## start TASK INPUTS
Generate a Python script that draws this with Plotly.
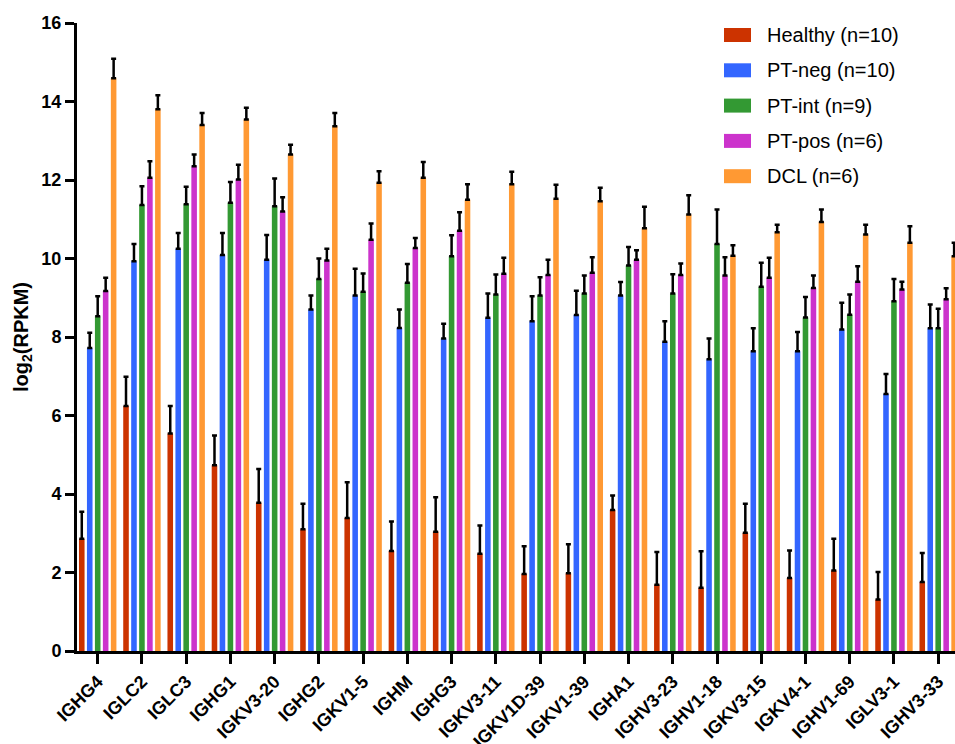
import plotly.graph_objects as go

genes = ["IGHG4", "IGLC2", "IGLC3", "IGHG1", "IGKV3-20", "IGHG2", "IGKV1-5", "IGHM",
         "IGHG3", "IGKV3-11", "IGKV1D-39", "IGKV1-39", "IGHA1", "IGHV3-23", "IGHV1-18",
         "IGKV3-15", "IGKV4-1", "IGHV1-69", "IGLV3-1", "IGHV3-33"]

series_names = ["Healthy (n=10)", "PT-neg (n=10)", "PT-int (n=9)", "PT-pos (n=6)", "DCL (n=6)"]

healthy = [2.86, 6.24, 5.54, 4.73, 3.78, 3.10, 3.39, 2.55, 3.04, 2.48,
           1.96, 1.98, 3.59, 1.69, 1.61, 3.01, 1.86, 2.05, 1.31, 1.76]
healthy_top = [3.55, 6.99, 6.24, 5.49, 4.64, 3.75, 4.30, 3.30, 3.92, 3.20,
               2.67, 2.72, 3.96, 2.52, 2.54, 3.75, 2.56, 2.86, 2.01, 2.50]

pt_neg = [7.72, 9.93, 10.25, 10.09, 9.97, 8.70, 9.06, 8.23, 7.96, 8.49,
          8.40, 8.56, 9.06, 7.88, 7.43, 7.64, 7.64, 8.19, 6.55, 8.22]
pt_neg_top = [8.11, 10.37, 10.65, 10.65, 10.60, 9.06, 9.74, 8.70, 8.34, 9.11,
              9.04, 9.18, 9.40, 8.40, 7.96, 8.22, 8.13, 8.87, 7.06, 8.83]

pt_int = [8.53, 11.36, 11.38, 11.42, 11.33, 9.48, 9.15, 9.38, 10.06, 9.08,
          9.06, 9.11, 9.82, 9.11, 10.37, 9.28, 8.50, 8.57, 8.91, 8.22]
pt_int_top = [9.04, 11.84, 11.83, 11.95, 12.04, 10.00, 9.62, 9.86, 10.59, 9.59,
              9.52, 9.57, 10.29, 9.60, 11.25, 9.89, 9.02, 9.08, 9.48, 8.72]

pt_pos = [9.17, 12.06, 12.35, 12.01, 11.20, 9.95, 10.48, 10.27, 10.71, 9.61,
          9.58, 9.64, 9.97, 9.58, 9.57, 9.51, 9.25, 9.41, 9.21, 8.96]
pt_pos_top = [9.51, 12.48, 12.65, 12.39, 11.56, 10.25, 10.89, 10.52, 11.18, 10.02,
              9.97, 10.03, 10.21, 9.87, 10.03, 10.02, 9.57, 9.80, 9.41, 9.24]

dcl = [14.59, 13.80, 13.40, 13.54, 12.65, 13.37, 11.93, 12.06, 11.50, 11.89,
       11.52, 11.46, 10.77, 11.12, 10.07, 10.67, 10.93, 10.61, 10.40, 10.06]
dcl_top = [15.09, 14.16, 13.71, 13.84, 12.90, 13.71, 12.22, 12.46, 11.89, 12.21,
           11.88, 11.80, 11.32, 11.61, 10.34, 10.86, 11.25, 10.86, 10.82, 10.40]

y_ticks = [0, 2, 4, 6, 8, 10, 12, 14, 16]

colors = ["#CC3300", "#3366FF", "#339933", "#CC33CC", "#FF9933"]

means = [healthy, pt_neg, pt_int, pt_pos, dcl]
tops = [healthy_top, pt_neg_top, pt_int_top, pt_pos_top, dcl_top]

FONT = "Liberation Sans, Arial, Helvetica, sans-serif"

fig = go.Figure()
for name, m, t, c in zip(series_names, means, tops, colors):
    err = [round(tt - mm, 3) for tt, mm in zip(t, m)]
    fig.add_trace(go.Bar(
        x=genes, y=m, name=name, marker=dict(color=c, line=dict(width=0)),
        error_y=dict(type="data", array=err, arrayminus=[0] * len(err),
                     symmetric=False, color="black", thickness=2.5, width=2.5),
        showlegend=False,
    ))

# custom legend (paper coordinates)
L, R, T, B = 77, 955, 23, 651
W, H = R - L, B - T
def px(x):
    return (x - L) / W
def py(y):
    return (B - y) / H

shapes = []
annotations = []
for i, (name, c) in enumerate(zip(series_names, colors)):
    yc = 35 + i * 35.3
    shapes.append(dict(type="rect", xref="paper", yref="paper",
                       x0=px(724), x1=px(751), y0=py(yc + 7), y1=py(yc - 7),
                       fillcolor=c, line=dict(width=0)))
    annotations.append(dict(xref="paper", yref="paper", x=px(765), y=py(yc),
                            text=name, showarrow=False, xanchor="left", yanchor="middle",
                            font=dict(family=FONT, size=20, color="black")))

fig.update_layout(
    width=955, height=744,
    margin=dict(l=L, r=0, t=T, b=744 - B),
    paper_bgcolor="white", plot_bgcolor="white",
    barmode="group", bargap=0.1, bargroupgap=0.3,
    shapes=shapes, annotations=annotations,
    font=dict(family=FONT, color="black"),
)
fig.update_xaxes(
    type="category", range=[-0.468, 19.38],
    showline=True, linecolor="black", linewidth=3,
    ticks="outside", ticklen=10, tickwidth=3, tickcolor="black",
    tickangle=-45, tickfont=dict(family=FONT, size=18, weight="bold", color="black"),
    showgrid=False, zeroline=False, automargin=False,
)
fig.update_yaxes(
    range=[0, 16], tickvals=y_ticks, ticktext=[str(v) for v in y_ticks],
    showline=True, linecolor="black", linewidth=3,
    ticks="outside", ticklen=9, tickwidth=3, tickcolor="black",
    tickfont=dict(family=FONT, size=18, weight="bold", color="black"),
    showgrid=False, zeroline=False, automargin=False,
    title=dict(text="log<sub>2</sub>(RPKM)", standoff=8,
               font=dict(family=FONT, size=20, weight="bold", color="black")),
)

fig.write_html("out.html", config={"displayModeBar": False},
               post_script="document.body.style.margin='0';document.body.style.overflow='hidden';")
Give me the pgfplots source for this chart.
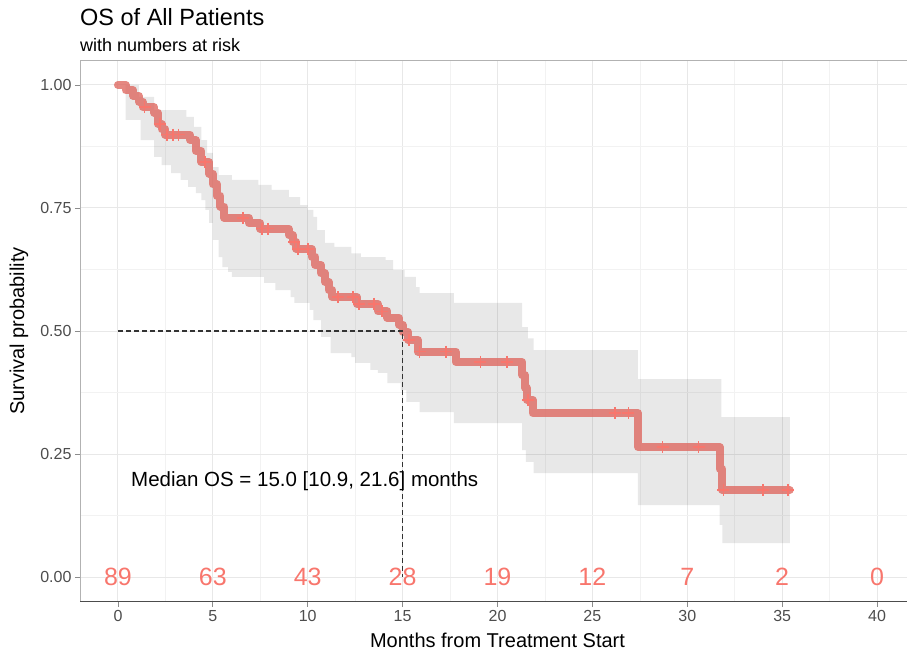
## end TASK INPUTS
Quote the material in full and exactly; do not carry over its pictures.

Generate a Python script that draws this with Plotly.
import plotly.graph_objects as go

genes = ["IGHG4", "IGLC2", "IGLC3", "IGHG1", "IGKV3-20", "IGHG2", "IGKV1-5", "IGHM",
         "IGHG3", "IGKV3-11", "IGKV1D-39", "IGKV1-39", "IGHA1", "IGHV3-23", "IGHV1-18",
         "IGKV3-15", "IGKV4-1", "IGHV1-69", "IGLV3-1", "IGHV3-33"]

series_names = ["Healthy (n=10)", "PT-neg (n=10)", "PT-int (n=9)", "PT-pos (n=6)", "DCL (n=6)"]

healthy = [2.86, 6.24, 5.54, 4.73, 3.78, 3.10, 3.39, 2.55, 3.04, 2.48,
           1.96, 1.98, 3.59, 1.69, 1.61, 3.01, 1.86, 2.05, 1.31, 1.76]
healthy_top = [3.55, 6.99, 6.24, 5.49, 4.64, 3.75, 4.30, 3.30, 3.92, 3.20,
               2.67, 2.72, 3.96, 2.52, 2.54, 3.75, 2.56, 2.86, 2.01, 2.50]

pt_neg = [7.72, 9.93, 10.25, 10.09, 9.97, 8.70, 9.06, 8.23, 7.96, 8.49,
          8.40, 8.56, 9.06, 7.88, 7.43, 7.64, 7.64, 8.19, 6.55, 8.22]
pt_neg_top = [8.11, 10.37, 10.65, 10.65, 10.60, 9.06, 9.74, 8.70, 8.34, 9.11,
              9.04, 9.18, 9.40, 8.40, 7.96, 8.22, 8.13, 8.87, 7.06, 8.83]

pt_int = [8.53, 11.36, 11.38, 11.42, 11.33, 9.48, 9.15, 9.38, 10.06, 9.08,
          9.06, 9.11, 9.82, 9.11, 10.37, 9.28, 8.50, 8.57, 8.91, 8.22]
pt_int_top = [9.04, 11.84, 11.83, 11.95, 12.04, 10.00, 9.62, 9.86, 10.59, 9.59,
              9.52, 9.57, 10.29, 9.60, 11.25, 9.89, 9.02, 9.08, 9.48, 8.72]

pt_pos = [9.17, 12.06, 12.35, 12.01, 11.20, 9.95, 10.48, 10.27, 10.71, 9.61,
          9.58, 9.64, 9.97, 9.58, 9.57, 9.51, 9.25, 9.41, 9.21, 8.96]
pt_pos_top = [9.51, 12.48, 12.65, 12.39, 11.56, 10.25, 10.89, 10.52, 11.18, 10.02,
              9.97, 10.03, 10.21, 9.87, 10.03, 10.02, 9.57, 9.80, 9.41, 9.24]

dcl = [14.59, 13.80, 13.40, 13.54, 12.65, 13.37, 11.93, 12.06, 11.50, 11.89,
       11.52, 11.46, 10.77, 11.12, 10.07, 10.67, 10.93, 10.61, 10.40, 10.06]
dcl_top = [15.09, 14.16, 13.71, 13.84, 12.90, 13.71, 12.22, 12.46, 11.89, 12.21,
           11.88, 11.80, 11.32, 11.61, 10.34, 10.86, 11.25, 10.86, 10.82, 10.40]

y_ticks = [0, 2, 4, 6, 8, 10, 12, 14, 16]

colors = ["#CC3300", "#3366FF", "#339933", "#CC33CC", "#FF9933"]

means = [healthy, pt_neg, pt_int, pt_pos, dcl]
tops = [healthy_top, pt_neg_top, pt_int_top, pt_pos_top, dcl_top]

FONT = "Liberation Sans, Arial, Helvetica, sans-serif"

fig = go.Figure()
for name, m, t, c in zip(series_names, means, tops, colors):
    err = [round(tt - mm, 3) for tt, mm in zip(t, m)]
    fig.add_trace(go.Bar(
        x=genes, y=m, name=name, marker=dict(color=c, line=dict(width=0)),
        error_y=dict(type="data", array=err, arrayminus=[0] * len(err),
                     symmetric=False, color="black", thickness=2.5, width=2.5),
        showlegend=False,
    ))

# custom legend (paper coordinates)
L, R, T, B = 77, 955, 23, 651
W, H = R - L, B - T
def px(x):
    return (x - L) / W
def py(y):
    return (B - y) / H

shapes = []
annotations = []
for i, (name, c) in enumerate(zip(series_names, colors)):
    yc = 35 + i * 35.3
    shapes.append(dict(type="rect", xref="paper", yref="paper",
                       x0=px(724), x1=px(751), y0=py(yc + 7), y1=py(yc - 7),
                       fillcolor=c, line=dict(width=0)))
    annotations.append(dict(xref="paper", yref="paper", x=px(765), y=py(yc),
                            text=name, showarrow=False, xanchor="left", yanchor="middle",
                            font=dict(family=FONT, size=20, color="black")))

fig.update_layout(
    width=955, height=744,
    margin=dict(l=L, r=0, t=T, b=744 - B),
    paper_bgcolor="white", plot_bgcolor="white",
    barmode="group", bargap=0.1, bargroupgap=0.3,
    shapes=shapes, annotations=annotations,
    font=dict(family=FONT, color="black"),
)
fig.update_xaxes(
    type="category", range=[-0.468, 19.38],
    showline=True, linecolor="black", linewidth=3,
    ticks="outside", ticklen=10, tickwidth=3, tickcolor="black",
    tickangle=-45, tickfont=dict(family=FONT, size=18, weight="bold", color="black"),
    showgrid=False, zeroline=False, automargin=False,
)
fig.update_yaxes(
    range=[0, 16], tickvals=y_ticks, ticktext=[str(v) for v in y_ticks],
    showline=True, linecolor="black", linewidth=3,
    ticks="outside", ticklen=9, tickwidth=3, tickcolor="black",
    tickfont=dict(family=FONT, size=18, weight="bold", color="black"),
    showgrid=False, zeroline=False, automargin=False,
    title=dict(text="log<sub>2</sub>(RPKM)", standoff=8,
               font=dict(family=FONT, size=20, weight="bold", color="black")),
)

fig.write_html("out.html", config={"displayModeBar": False},
               post_script="document.body.style.margin='0';document.body.style.overflow='hidden';")
Give me the pgfplots source for this chart.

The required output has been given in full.